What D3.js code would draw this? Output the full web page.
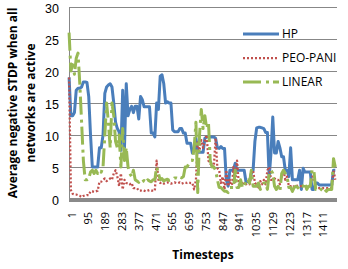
<!DOCTYPE html>
<html><head><meta charset="utf-8">
<script src="https://cdn.jsdelivr.net/npm/d3@7"></script>
<style>
body{margin:0;background:#fff;}
text{font-family:"Open Sans",Calibri,sans-serif;fill:#000;}
</style></head>
<body><svg id="c" width="348" height="269"></svg>
<script>
// timesteps sampled every 10 steps (1, 11, 21, ... 1491)
const timesteps = d3.range(150).map(i => 1 + 10 * i);
const hp = [19,13,13,13.5,17,17.3,17.3,17.5,18.3,18.3,18.2,16,10,5,5,5,5,8,8,10,
  16.5,17.5,17.8,18,17.5,15,12,11,10.5,7.6,17,8,18,13,14,14.5,13.5,14.5,14.5,12.5,
  16,15.5,14.4,14.4,14.4,14.4,10.3,10.3,9.7,15,14,19.2,19.4,18,15,15.2,15,15,10.8,10.5,
  10.5,10.5,11,11,10.3,10.3,8.7,8.7,8.7,7.2,7.5,9.5,7.3,7.3,7.3,7.3,9.5,9.7,9.7,9.7,
  9.7,9.7,9.5,8,7.9,8.2,7.9,7.9,3,2,4.5,4.5,4.5,5.6,4.5,4.5,4.5,4.5,4.5,2.7,
  2.7,2.7,4,4.5,9,11.1,11.2,11.2,11.1,11,10.4,10.4,3.4,7.2,12.8,7.2,7.2,9,8,6.6,
  6.6,4.5,4.5,3.5,8,3,3,3,3,4.5,1.5,4.8,4.2,4.2,4.2,4.2,1.5,1.5,2.5,2.5,
  2.2,2.2,2.2,2.2,2.2,2.2,2.2,2.2,4.5,4.5];
const peoPani = [19,1.4,0.8,0.7,0.7,0.6,0.5,0.3,0.5,0.5,0.6,0.6,1.2,1.2,1.1,1.2,1.3,2.7,2.7,3,
  3.2,2.8,3,3.2,3,4,4.5,3.5,2,4,1.5,3,2.5,2.5,2.3,2.5,1.7,1.7,1.7,1.3,
  1.3,1.4,1.3,1.2,1.3,1.4,1.3,1.3,1.3,6,3,2.5,2.6,2.4,2.5,2.6,2.5,2.4,2.5,2.6,
  2.5,2.5,2.6,2.4,2.5,2.6,2.5,2.6,2.5,2.5,1.5,3,9,7.6,9.2,8,9,10,6,5.5,
  5.5,5,9.5,4.8,4.5,2.5,3.5,1.5,4.5,2,3,1.5,5,2.5,6,2.3,2.3,2.5,2.2,2.3,
  2.4,2.3,3.8,4.5,2.5,2.3,1.8,2.8,2.3,3,2.3,4.5,5,3,3,3.2,3,3,2.3,3.5,
  4.5,3,3.5,2,2,1.8,2,2.2,2,2,2,2,2,2,2,2,3.5,3.5,1.7,1.7,
  1.7,1.7,1.7,1.7,1.7,1.7,1.7,1.7,4.5,3];
const linear = [26,20,21,19.5,22,22.8,18,12,6,3,3,3.2,4.2,4.5,4,4.5,4,4.5,4.2,5,
  10,15,12,8,15,13,9,8,10,5,11,6,8,5,4,3.5,4.5,3,2.8,2.6,
  3,2.7,2.9,2.6,3,2.8,2.7,3,3,5,4,3,3.2,2.8,3,3.1,2.9,3,3,3.3,
  3.3,3.2,3.4,3.3,3.5,5,5,5.5,6,6,8,12,1,10,14,11,13,11,12,6,
  5,5,4.5,3,1.8,1.8,1.5,1.2,1.2,1,1.8,1.8,1.8,4.5,1.8,1.8,3,1.8,1.8,3,
  3,2.5,4.5,2,2,2,2.5,1.5,2,2.5,2.5,1.5,4,4.5,4,2,1.5,2,1.2,4,
  4.5,4,3.5,1.8,1.8,1.2,1.8,2,1.8,1.5,2,2,2.5,1.5,2,2,4.5,4.5,1.5,1.5,
  1.2,1.5,1.8,1.5,1.2,1.5,1.5,1.5,6.3,5];
const seriesNames = ["HP", "PEO-PANI", "LINEAR"];
const seriesColors = ["#4a7ebb", "#c0504d", "#98b954"];
const yTicks = [0, 5, 10, 15, 20, 25, 30];
const xTickLabels = [1,95,189,283,377,471,565,659,753,847,941,1035,1129,1223,1317,1411];

const svg = d3.select("#c");
const L = 69, R = 337, T = 7, B = 199;
const x = d3.scaleLinear().domain([0.5, 1500.5]).range([L, R]);
const y = d3.scaleLinear().domain([0, 30]).range([B, T]);

// gridlines
svg.append("g").selectAll("line").data(yTicks.filter(d => d > 0)).join("line")
  .attr("x1", L).attr("x2", R).attr("y1", d => y(d) + 0.5).attr("y2", d => y(d) + 0.5)
  .attr("stroke", "#878787").attr("stroke-width", 1);
// y axis line
svg.append("line").attr("x1", L + 0.5).attr("x2", L + 0.5).attr("y1", T).attr("y2", B + 2)
  .attr("stroke", "#878787");
// y tick labels
svg.append("g").selectAll("text").data(yTicks).join("text")
  .attr("x", 59).attr("y", d => y(d) + 1).attr("dy", "0.36em")
  .attr("text-anchor", "end")
  .style("font-family", "'Liberation Sans', Arial, sans-serif")
  .style("font-size", "12.5px").text(d => d);

// series
const line = d3.line().x((d, i) => x(timesteps[i])).y(d => y(d));
const data = [hp, peoPani, linear];
const dashes = [null, "2,2", "18,5,3,4"];
const widths = [3, 2.25, 3];
data.forEach((s, k) => {
  svg.append("path").datum(s).attr("d", line).attr("fill", "none")
    .attr("stroke", seriesColors[k]).attr("stroke-width", widths[k])
    .attr("stroke-dasharray", dashes[k]).attr("stroke-linejoin", "round");
});

// bottom axis band
svg.append("rect").attr("x", L).attr("y", B - 1).attr("width", R - L).attr("height", 4)
  .attr("fill", "#8a8a8a");

// x tick labels
svg.append("g").selectAll("text").data(xTickLabels).join("text")
  .attr("transform", d => `translate(${x(d) + 2.6},212) rotate(-90)`)
  .attr("dy", "0.35em").attr("text-anchor", "end").style("font-size", "11px").text(d => d);

// axis titles
svg.append("text").attr("x", 203).attr("y", 259).attr("text-anchor", "middle")
  .style("font-size", "12px").style("font-weight", "bold").text("Timesteps");
const yt = svg.append("text").attr("transform", "translate(0,103) rotate(-90)")
  .attr("text-anchor", "middle").style("font-size", "12px").style("font-weight", "bold");
yt.append("tspan").attr("x", 0).attr("y", 16.5).text("Average negative STDP when all");
yt.append("tspan").attr("x", 0).attr("y", 34.5).text("networks are active");

// legend
const ly = [34, 58, 82];
seriesNames.forEach((n, k) => {
  svg.append("line").attr("x1", 243).attr("x2", 279).attr("y1", ly[k]).attr("y2", ly[k])
    .attr("stroke", seriesColors[k]).attr("stroke-width", widths[k])
    .attr("stroke-dasharray", dashes[k]);
  svg.append("text").attr("x", 282).attr("y", ly[k]).attr("dy", "0.36em")
    .style("font-size", "12px").text(n);
});
</script></body></html>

» **Directive**
Write out each line of the data exactly; the images should be left out.

» **Written reply**
What D3.js code would draw this? Output the full web page.
<!DOCTYPE html>
<html><head><meta charset="utf-8">
<script src="https://cdn.jsdelivr.net/npm/d3@7"></script>
<style>
body{margin:0;background:#fff;}
text{font-family:"Open Sans",Calibri,sans-serif;fill:#000;}
</style></head>
<body><svg id="c" width="348" height="269"></svg>
<script>
// timesteps sampled every 10 steps (1, 11, 21, ... 1491)
const timesteps = d3.range(150).map(i => 1 + 10 * i);
const hp = [19,13,13,13.5,17,17.3,17.3,17.5,18.3,18.3,18.2,16,10,5,5,5,5,8,8,10,
  16.5,17.5,17.8,18,17.5,15,12,11,10.5,7.6,17,8,18,13,14,14.5,13.5,14.5,14.5,12.5,
  16,15.5,14.4,14.4,14.4,14.4,10.3,10.3,9.7,15,14,19.2,19.4,18,15,15.2,15,15,10.8,10.5,
  10.5,10.5,11,11,10.3,10.3,8.7,8.7,8.7,7.2,7.5,9.5,7.3,7.3,7.3,7.3,9.5,9.7,9.7,9.7,
  9.7,9.7,9.5,8,7.9,8.2,7.9,7.9,3,2,4.5,4.5,4.5,5.6,4.5,4.5,4.5,4.5,4.5,2.7,
  2.7,2.7,4,4.5,9,11.1,11.2,11.2,11.1,11,10.4,10.4,3.4,7.2,12.8,7.2,7.2,9,8,6.6,
  6.6,4.5,4.5,3.5,8,3,3,3,3,4.5,1.5,4.8,4.2,4.2,4.2,4.2,1.5,1.5,2.5,2.5,
  2.2,2.2,2.2,2.2,2.2,2.2,2.2,2.2,4.5,4.5];
const peoPani = [19,1.4,0.8,0.7,0.7,0.6,0.5,0.3,0.5,0.5,0.6,0.6,1.2,1.2,1.1,1.2,1.3,2.7,2.7,3,
  3.2,2.8,3,3.2,3,4,4.5,3.5,2,4,1.5,3,2.5,2.5,2.3,2.5,1.7,1.7,1.7,1.3,
  1.3,1.4,1.3,1.2,1.3,1.4,1.3,1.3,1.3,6,3,2.5,2.6,2.4,2.5,2.6,2.5,2.4,2.5,2.6,
  2.5,2.5,2.6,2.4,2.5,2.6,2.5,2.6,2.5,2.5,1.5,3,9,7.6,9.2,8,9,10,6,5.5,
  5.5,5,9.5,4.8,4.5,2.5,3.5,1.5,4.5,2,3,1.5,5,2.5,6,2.3,2.3,2.5,2.2,2.3,
  2.4,2.3,3.8,4.5,2.5,2.3,1.8,2.8,2.3,3,2.3,4.5,5,3,3,3.2,3,3,2.3,3.5,
  4.5,3,3.5,2,2,1.8,2,2.2,2,2,2,2,2,2,2,2,3.5,3.5,1.7,1.7,
  1.7,1.7,1.7,1.7,1.7,1.7,1.7,1.7,4.5,3];
const linear = [26,20,21,19.5,22,22.8,18,12,6,3,3,3.2,4.2,4.5,4,4.5,4,4.5,4.2,5,
  10,15,12,8,15,13,9,8,10,5,11,6,8,5,4,3.5,4.5,3,2.8,2.6,
  3,2.7,2.9,2.6,3,2.8,2.7,3,3,5,4,3,3.2,2.8,3,3.1,2.9,3,3,3.3,
  3.3,3.2,3.4,3.3,3.5,5,5,5.5,6,6,8,12,1,10,14,11,13,11,12,6,
  5,5,4.5,3,1.8,1.8,1.5,1.2,1.2,1,1.8,1.8,1.8,4.5,1.8,1.8,3,1.8,1.8,3,
  3,2.5,4.5,2,2,2,2.5,1.5,2,2.5,2.5,1.5,4,4.5,4,2,1.5,2,1.2,4,
  4.5,4,3.5,1.8,1.8,1.2,1.8,2,1.8,1.5,2,2,2.5,1.5,2,2,4.5,4.5,1.5,1.5,
  1.2,1.5,1.8,1.5,1.2,1.5,1.5,1.5,6.3,5];
const seriesNames = ["HP", "PEO-PANI", "LINEAR"];
const seriesColors = ["#4a7ebb", "#c0504d", "#98b954"];
const yTicks = [0, 5, 10, 15, 20, 25, 30];
const xTickLabels = [1,95,189,283,377,471,565,659,753,847,941,1035,1129,1223,1317,1411];

const svg = d3.select("#c");
const L = 69, R = 337, T = 7, B = 199;
const x = d3.scaleLinear().domain([0.5, 1500.5]).range([L, R]);
const y = d3.scaleLinear().domain([0, 30]).range([B, T]);

// gridlines
svg.append("g").selectAll("line").data(yTicks.filter(d => d > 0)).join("line")
  .attr("x1", L).attr("x2", R).attr("y1", d => y(d) + 0.5).attr("y2", d => y(d) + 0.5)
  .attr("stroke", "#878787").attr("stroke-width", 1);
// y axis line
svg.append("line").attr("x1", L + 0.5).attr("x2", L + 0.5).attr("y1", T).attr("y2", B + 2)
  .attr("stroke", "#878787");
// y tick labels
svg.append("g").selectAll("text").data(yTicks).join("text")
  .attr("x", 59).attr("y", d => y(d) + 1).attr("dy", "0.36em")
  .attr("text-anchor", "end")
  .style("font-family", "'Liberation Sans', Arial, sans-serif")
  .style("font-size", "12.5px").text(d => d);

// series
const line = d3.line().x((d, i) => x(timesteps[i])).y(d => y(d));
const data = [hp, peoPani, linear];
const dashes = [null, "2,2", "18,5,3,4"];
const widths = [3, 2.25, 3];
data.forEach((s, k) => {
  svg.append("path").datum(s).attr("d", line).attr("fill", "none")
    .attr("stroke", seriesColors[k]).attr("stroke-width", widths[k])
    .attr("stroke-dasharray", dashes[k]).attr("stroke-linejoin", "round");
});

// bottom axis band
svg.append("rect").attr("x", L).attr("y", B - 1).attr("width", R - L).attr("height", 4)
  .attr("fill", "#8a8a8a");

// x tick labels
svg.append("g").selectAll("text").data(xTickLabels).join("text")
  .attr("transform", d => `translate(${x(d) + 2.6},212) rotate(-90)`)
  .attr("dy", "0.35em").attr("text-anchor", "end").style("font-size", "11px").text(d => d);

// axis titles
svg.append("text").attr("x", 203).attr("y", 259).attr("text-anchor", "middle")
  .style("font-size", "12px").style("font-weight", "bold").text("Timesteps");
const yt = svg.append("text").attr("transform", "translate(0,103) rotate(-90)")
  .attr("text-anchor", "middle").style("font-size", "12px").style("font-weight", "bold");
yt.append("tspan").attr("x", 0).attr("y", 16.5).text("Average negative STDP when all");
yt.append("tspan").attr("x", 0).attr("y", 34.5).text("networks are active");

// legend
const ly = [34, 58, 82];
seriesNames.forEach((n, k) => {
  svg.append("line").attr("x1", 243).attr("x2", 279).attr("y1", ly[k]).attr("y2", ly[k])
    .attr("stroke", seriesColors[k]).attr("stroke-width", widths[k])
    .attr("stroke-dasharray", dashes[k]);
  svg.append("text").attr("x", 282).attr("y", ly[k]).attr("dy", "0.36em")
    .style("font-size", "12px").text(n);
});
</script></body></html>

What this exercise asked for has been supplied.